ひとり旅の良いところは待ちたい時間待てるところ

 キーホルダーを拾ってくれた少年。帰りの電車で、私の大切にしているバスキアのキーホルダーが落ちたのに気づきませんでした。そうしたら小学生くらいの男の子が「はい」と渡してくれて、何かと思ったら私のキーホルダーでした。「ありがとう!」と伝えたけれど、「とっても大切にしているものを拾ってくれて」ということを言葉にしたなかったのは悔やまれます。本当にありがとう。

 泊ったネカフェの店員さんも丁寧だったし、神戸サウナ&スパというカプセルホテルはその辺のホテルよりホスピタリティと清掃が行き届いていました。この1週間足らずで、たくさんの人の温かさに触れました。ありがとうございます。

 福島で出会った「丸信ラーメン」の優しい若大将。乗り換えの30minくらいで食べようとしたので、「間に合いますかね?」と聞いたら「すぐできます!」と急いでくれて、本当に1分くらいで出てきました。「今度はゆっくり来てくださいね」と送り出してくれて、余裕のある食事が出来ました。ありがとうございます。

 また行こうとか、来年も行こうとか、いつか行こうとか、全て信用していません。明日とは言わずとも来週には自分も相手もいなくなってしまうかもしれないし、普通に会う、話すことすら当たり前でなくなるかもしれない世界線で生きています。

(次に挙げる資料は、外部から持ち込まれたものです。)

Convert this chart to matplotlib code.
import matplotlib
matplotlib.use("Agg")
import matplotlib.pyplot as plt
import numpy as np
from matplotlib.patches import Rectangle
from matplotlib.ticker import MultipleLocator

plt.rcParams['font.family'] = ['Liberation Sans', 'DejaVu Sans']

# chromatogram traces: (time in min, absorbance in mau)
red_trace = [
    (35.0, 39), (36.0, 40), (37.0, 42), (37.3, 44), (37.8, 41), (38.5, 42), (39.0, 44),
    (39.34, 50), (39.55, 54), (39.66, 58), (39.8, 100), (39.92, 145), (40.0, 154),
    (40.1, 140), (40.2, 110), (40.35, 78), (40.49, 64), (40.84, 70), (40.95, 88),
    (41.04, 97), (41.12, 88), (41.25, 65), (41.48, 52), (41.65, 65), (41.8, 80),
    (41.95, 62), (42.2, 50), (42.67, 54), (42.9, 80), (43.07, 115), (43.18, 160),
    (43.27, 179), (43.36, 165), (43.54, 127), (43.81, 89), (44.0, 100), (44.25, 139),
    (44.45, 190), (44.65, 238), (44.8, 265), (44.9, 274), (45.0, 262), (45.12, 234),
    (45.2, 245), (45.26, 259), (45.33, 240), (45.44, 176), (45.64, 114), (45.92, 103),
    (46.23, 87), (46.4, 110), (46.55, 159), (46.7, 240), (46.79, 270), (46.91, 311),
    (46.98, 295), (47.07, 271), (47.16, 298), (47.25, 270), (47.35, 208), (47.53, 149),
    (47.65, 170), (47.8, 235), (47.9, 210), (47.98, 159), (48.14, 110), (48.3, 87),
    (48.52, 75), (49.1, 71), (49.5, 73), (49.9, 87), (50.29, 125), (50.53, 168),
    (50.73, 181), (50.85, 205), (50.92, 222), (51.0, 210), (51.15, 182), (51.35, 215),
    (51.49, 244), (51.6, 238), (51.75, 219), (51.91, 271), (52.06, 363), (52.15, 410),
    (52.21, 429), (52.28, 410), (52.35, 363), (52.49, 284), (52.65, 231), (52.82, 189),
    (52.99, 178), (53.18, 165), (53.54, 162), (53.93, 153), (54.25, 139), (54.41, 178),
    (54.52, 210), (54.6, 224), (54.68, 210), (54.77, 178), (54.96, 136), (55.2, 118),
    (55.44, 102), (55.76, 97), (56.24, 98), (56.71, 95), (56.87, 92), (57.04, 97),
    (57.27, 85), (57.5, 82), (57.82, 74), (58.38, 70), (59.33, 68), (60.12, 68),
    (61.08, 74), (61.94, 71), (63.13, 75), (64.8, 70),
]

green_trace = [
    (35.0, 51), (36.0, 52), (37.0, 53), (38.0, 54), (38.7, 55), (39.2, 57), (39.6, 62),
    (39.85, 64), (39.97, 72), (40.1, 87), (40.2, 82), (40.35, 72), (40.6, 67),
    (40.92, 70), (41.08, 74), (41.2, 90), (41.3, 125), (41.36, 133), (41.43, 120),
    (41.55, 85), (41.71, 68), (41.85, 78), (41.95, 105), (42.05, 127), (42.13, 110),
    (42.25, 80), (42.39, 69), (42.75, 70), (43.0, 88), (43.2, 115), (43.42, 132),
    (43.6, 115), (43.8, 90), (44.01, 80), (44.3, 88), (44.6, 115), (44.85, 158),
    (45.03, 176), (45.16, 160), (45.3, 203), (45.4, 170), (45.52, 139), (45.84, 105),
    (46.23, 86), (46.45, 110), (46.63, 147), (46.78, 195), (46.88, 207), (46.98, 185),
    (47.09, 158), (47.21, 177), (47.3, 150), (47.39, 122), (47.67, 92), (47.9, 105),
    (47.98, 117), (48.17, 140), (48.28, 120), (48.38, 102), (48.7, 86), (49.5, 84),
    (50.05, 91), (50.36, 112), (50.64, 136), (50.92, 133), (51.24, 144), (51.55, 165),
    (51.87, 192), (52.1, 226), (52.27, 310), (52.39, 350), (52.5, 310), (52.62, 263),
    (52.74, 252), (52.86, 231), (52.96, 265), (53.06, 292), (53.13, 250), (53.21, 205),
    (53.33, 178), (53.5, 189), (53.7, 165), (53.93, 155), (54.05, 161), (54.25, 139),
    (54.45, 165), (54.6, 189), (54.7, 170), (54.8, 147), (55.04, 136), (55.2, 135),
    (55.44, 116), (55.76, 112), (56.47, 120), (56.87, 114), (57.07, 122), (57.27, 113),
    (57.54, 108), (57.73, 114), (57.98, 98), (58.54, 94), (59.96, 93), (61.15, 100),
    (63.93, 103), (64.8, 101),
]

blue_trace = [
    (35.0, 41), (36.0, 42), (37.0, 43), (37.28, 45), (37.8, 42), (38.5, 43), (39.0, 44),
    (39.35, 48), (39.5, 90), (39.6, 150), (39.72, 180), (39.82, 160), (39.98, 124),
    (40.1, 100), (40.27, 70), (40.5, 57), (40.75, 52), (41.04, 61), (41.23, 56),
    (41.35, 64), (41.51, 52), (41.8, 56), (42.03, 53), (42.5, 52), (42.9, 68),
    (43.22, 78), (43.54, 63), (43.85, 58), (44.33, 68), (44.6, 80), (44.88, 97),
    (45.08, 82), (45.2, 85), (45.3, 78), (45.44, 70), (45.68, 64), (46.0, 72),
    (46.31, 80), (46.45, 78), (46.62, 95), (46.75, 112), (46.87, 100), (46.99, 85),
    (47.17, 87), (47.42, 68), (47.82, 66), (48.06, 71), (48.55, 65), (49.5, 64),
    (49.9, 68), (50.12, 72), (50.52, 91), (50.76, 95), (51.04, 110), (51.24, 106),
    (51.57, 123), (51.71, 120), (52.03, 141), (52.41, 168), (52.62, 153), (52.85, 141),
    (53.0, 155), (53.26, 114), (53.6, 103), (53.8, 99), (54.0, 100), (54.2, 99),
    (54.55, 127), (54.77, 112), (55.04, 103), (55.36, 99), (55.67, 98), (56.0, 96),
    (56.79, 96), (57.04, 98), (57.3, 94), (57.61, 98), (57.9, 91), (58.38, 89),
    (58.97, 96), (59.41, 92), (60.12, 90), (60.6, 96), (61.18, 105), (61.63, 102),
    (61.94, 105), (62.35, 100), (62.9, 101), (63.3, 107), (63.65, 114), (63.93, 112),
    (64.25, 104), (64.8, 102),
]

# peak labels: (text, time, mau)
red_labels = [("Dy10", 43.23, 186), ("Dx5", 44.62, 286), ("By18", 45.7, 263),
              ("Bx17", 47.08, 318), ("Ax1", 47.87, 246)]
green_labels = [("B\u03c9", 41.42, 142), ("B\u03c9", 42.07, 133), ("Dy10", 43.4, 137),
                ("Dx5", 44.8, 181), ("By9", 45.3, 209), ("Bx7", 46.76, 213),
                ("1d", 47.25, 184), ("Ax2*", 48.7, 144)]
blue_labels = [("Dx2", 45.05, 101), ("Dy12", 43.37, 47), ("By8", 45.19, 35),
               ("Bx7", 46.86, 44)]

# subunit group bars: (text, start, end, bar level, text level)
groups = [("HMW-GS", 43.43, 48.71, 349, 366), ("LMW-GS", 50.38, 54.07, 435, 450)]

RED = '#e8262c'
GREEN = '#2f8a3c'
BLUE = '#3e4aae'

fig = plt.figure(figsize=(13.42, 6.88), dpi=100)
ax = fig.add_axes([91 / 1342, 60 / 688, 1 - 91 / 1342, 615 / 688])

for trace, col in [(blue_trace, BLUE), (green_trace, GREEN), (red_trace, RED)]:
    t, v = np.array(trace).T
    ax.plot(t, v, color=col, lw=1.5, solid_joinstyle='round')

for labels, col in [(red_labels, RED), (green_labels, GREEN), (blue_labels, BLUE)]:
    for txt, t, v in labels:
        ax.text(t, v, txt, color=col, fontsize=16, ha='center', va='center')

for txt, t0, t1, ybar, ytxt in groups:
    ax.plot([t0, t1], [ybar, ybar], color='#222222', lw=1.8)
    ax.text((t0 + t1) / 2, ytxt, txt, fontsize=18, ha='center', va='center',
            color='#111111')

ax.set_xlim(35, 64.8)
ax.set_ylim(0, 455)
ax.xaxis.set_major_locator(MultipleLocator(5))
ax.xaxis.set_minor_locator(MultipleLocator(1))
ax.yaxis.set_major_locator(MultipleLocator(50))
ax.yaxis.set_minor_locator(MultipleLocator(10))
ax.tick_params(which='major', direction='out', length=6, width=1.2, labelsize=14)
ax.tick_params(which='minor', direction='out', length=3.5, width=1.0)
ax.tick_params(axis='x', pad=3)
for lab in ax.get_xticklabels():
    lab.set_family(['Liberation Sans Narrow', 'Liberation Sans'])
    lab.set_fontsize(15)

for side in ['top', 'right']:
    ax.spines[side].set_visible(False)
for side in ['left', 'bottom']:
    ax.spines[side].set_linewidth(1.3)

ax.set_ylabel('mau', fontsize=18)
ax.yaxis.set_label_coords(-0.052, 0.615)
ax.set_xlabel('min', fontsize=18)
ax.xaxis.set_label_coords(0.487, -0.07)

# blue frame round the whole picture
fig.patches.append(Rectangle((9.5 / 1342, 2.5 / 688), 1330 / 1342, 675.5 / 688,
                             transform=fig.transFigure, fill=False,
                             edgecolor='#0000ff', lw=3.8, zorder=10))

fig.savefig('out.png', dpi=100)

一人でいると心の赴くまま良い場所に出会えたり出会えなかったりする偶然性が楽しい

 ありがとう、とその場で伝えることができても、互いに忘れてしまうことのないように。どこかでまた生きている相手が思い出せるように、手記として残しておきます。当たり前のように、会社や、社会を維持してくれている生産者と消費者、みんなに感謝しながら生活しながらも、明日死んでしまっては何も変わりませんが、明日も生きている限りは何か良い変化を起こせるように。